Stalled immigration is one reason
One major obstacle stands in the way of a balanced housing market, and that is the lack of home sales, according to an article by Selma Hepp for Pacific Union Insights.
Housing demand in major cities and urban areas is high, however the price to build is expensive, driving prices continually higher, according to the article.
Millennials, especially, are struggling to save enough money for a home since prices are rising faster than their pay. Today, the typical first-time homebuyer purchases a home that costs 2.6 times his or her annual income.
The lack of new construction is also a hindrance to the market, according to the article, but construction spending continues to rise each year, rising 10.4% annually in January, according to the U.S. Census Bureau.
Since the housing crisis, fewer immigrants have entered the U.S., causing the cost of building a house to rise, as there have not been as many immigrants to employ in the construction industry, according to Q1 Zillow Home Price Expectation Survey. Since 2007, undocumented immigration has dropped 20%. If immigration rates continue to fall, the market could continue to see rising prices for new construction, and a greater focus placed on building high-end homes.

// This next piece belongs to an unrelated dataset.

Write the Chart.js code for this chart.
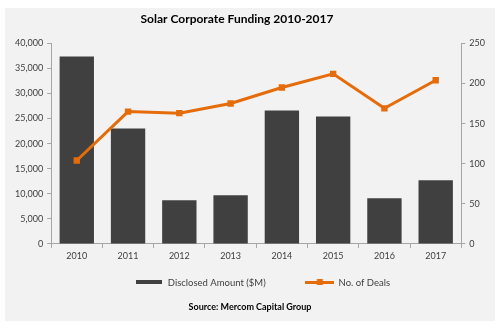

The supply, however, must reach the increasing demand for new housing within the center of the city, the article for Pacific Union Insights states. For many, companies such as Uber, Yelp and Airbnb have made urban living more attractive.
Younger households have lower homeownership rates, according to the article. In fact, for households aged 35 to 44, rates are at an all-time low at 10 percentage points lower that the previous lows in 1984 and 2005.
The 233,000-drop in homeowner households last year brought the total decline since the 2006 peak to 1.7 million.
Two factors play a large role in this decline: Generation X and Millennials.
“With the gen-Xers accounting for such a significant share of the first-time and trade-up markets, the drop in their homeownership rates may well be a more critical factor in the ongoing weakness of the owner-occupied segment than the slow transition of the Millennial generation (born 1985–2004) into homebuying,” according to the 2015 State of the Nation’s Housing report from the Joint Center for Housing Studies of Harvard University.